Parece que Ridley Scott no va a reeditar con este El reino de los cielos el rotundo éxito que obtuvo hace algunos años con otro film (más o menos) histórico, Gladiator. Los motivos son varios: desde luego, Orlando Bloom no tiene ni el empaque ni el carisma de Russell Crowe: el bueno de Orlando daba bien como alfeñique seráfico que donde pone el ojo pone la flecha en El Señor de los Anillos, o como el enclenque Paris de Troya, pero no parece, ni por un momento, el rocoso, sólido, pétreo guerrero que debió ser este Balian que tuvo la osadía de oponerse al todopoderoso sultán Saladino, terror de los cristianos del siglo XII allende en los Santos Lugares.
Pero no es el único problema: también lo es el excesivo discursivismo de los diálogos: todos hablan con frases lapidarias, de ésas que parecen estar reclamando un friso marmóreo donde ser esculpidas.
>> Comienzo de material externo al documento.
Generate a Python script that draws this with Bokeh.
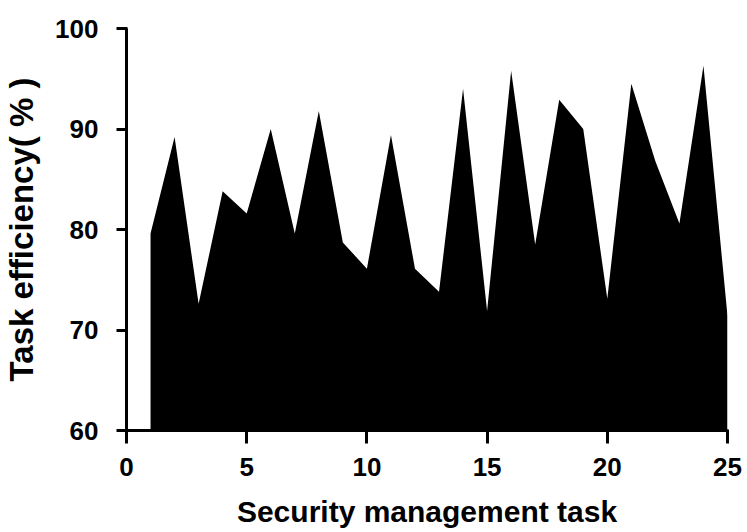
from bokeh.plotting import figure
from bokeh.models import Range1d, FixedTicker
from bokeh.embed import file_html
from bokeh.resources import INLINE

tasks = list(range(1, 26))
efficiency = [79.6, 89.2, 72.6, 83.8, 81.6, 90.0, 79.6, 91.8, 78.7, 76.1,
              89.4, 76.1, 73.8, 94.0, 71.9, 95.8, 78.5, 92.9, 90.0, 73.1,
              94.5, 86.8, 80.6, 96.3, 71.4]
baseline = 60
x_ticks = [0, 5, 10, 15, 20, 25]
y_ticks = [60, 70, 80, 90, 100]

p = figure(frame_width=601, frame_height=402,
           min_border_left=126, min_border_right=20,
           min_border_top=28, min_border_bottom=100,
           x_range=Range1d(0, 25), y_range=Range1d(60, 100),
           output_backend="svg", toolbar_location=None)

p.varea(x=tasks, y1=[baseline] * len(tasks), y2=efficiency, fill_color="black")

p.outline_line_color = None
p.xgrid.visible = False
p.ygrid.visible = False
p.background_fill_color = "white"
p.border_fill_color = "white"

p.xaxis.ticker = FixedTicker(ticks=x_ticks, minor_ticks=[])
p.yaxis.ticker = FixedTicker(ticks=y_ticks, minor_ticks=[])

p.axis.axis_line_width = 3
p.axis.axis_line_color = "black"
p.axis.major_tick_line_width = 3
p.axis.major_tick_line_color = "black"
p.axis.major_tick_in = 1
p.axis.minor_tick_line_color = None
p.axis.major_label_text_font = "Liberation Sans"
p.axis.major_label_text_font_style = "bold"
p.axis.major_label_text_font_size = "26px"
p.axis.major_label_text_color = "black"
p.axis.axis_label_text_font = "Liberation Sans"
p.axis.axis_label_text_font_style = "bold"
p.axis.axis_label_text_color = "black"

p.xaxis.major_tick_out = 13
p.yaxis.major_tick_out = 10
p.xaxis.axis_label_text_font_size = "30px"
p.yaxis.axis_label_text_font_size = "33px"

p.xaxis.axis_label = "Security management task"
p.yaxis.axis_label = "Task efficiency( % )"
p.xaxis.major_label_standoff = 14
p.yaxis.major_label_standoff = 18
p.xaxis.axis_label_standoff = 16
p.yaxis.axis_label_standoff = 12

open("out.html", "w").write(file_html(p, INLINE))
Además, Scott abusa de la infografía y ni te crees los monstruosos ejércitos que se ven a la legua no existen más que en el disco duro del ordenador del equipo de efectos especiales, ni tanta sangre infográfica ayuda a meterse de lleno en las muchas escenas de batalla que menudean en el filme.
Así que, si no tenemos un héroe con el que mínimamente poder identificarse, los personajes hablan como si fueran Séneca, y además las guerras parecen de videojuego, ¿a qué se agarra el espectador? A la esperanza de que, en algún momento del film, aparezca algo de cine; éste lo pone, en todo caso, la sobrecogedora, casi invisible aparición de un Edward Norton como el rey leproso de Jerusalén, Balduino, y que es de los pocos que pone algo de cine auténtico. También Jeremy Irons aporta su estatura artística, muy superior al resto del film.
Lo demás carece de fuerza, es pura filfa: no sólo Bloom, sino también la muy elogiada (no sé por qué, aparte de por evidentes razones de belleza física) Eva Green, cuyo personaje, es cierto, es bastante esquizofrénico. Así las cosas, ¿qué queda de este El Reino de los Cielos? Pues aparte de una más bien plúmbea aventura bélica, una lectura de no mucho rigor histórico sobre el fenómeno de las cruzadas, que ciertamente merecerían muchas películas, pero más adecuadamente tratadas, que nos contaran lo que de aventura política, más que religiosa, tuvo aquella parte de la Historia, y cómo el poder, antes que la gloria, estuvo en el ánimo de los que la propiciaron (no de los que murieron en ellas, por supuesto, que eran mera carne de cañón).
Hay también, desde luego, una lectura que se pretende actualizada sobre las relaciones entre cristianos, musulmanes y judíos, en estos tiempos crispados en los que parece que la convivencia tolerante no es posible. Lástima que esa visión de una sociedad multicultural y multirreligiosa no sea, a estas alturas, más que un bendito, ingenuo deseo, antes que una realidad, que es bastante más pavorosa.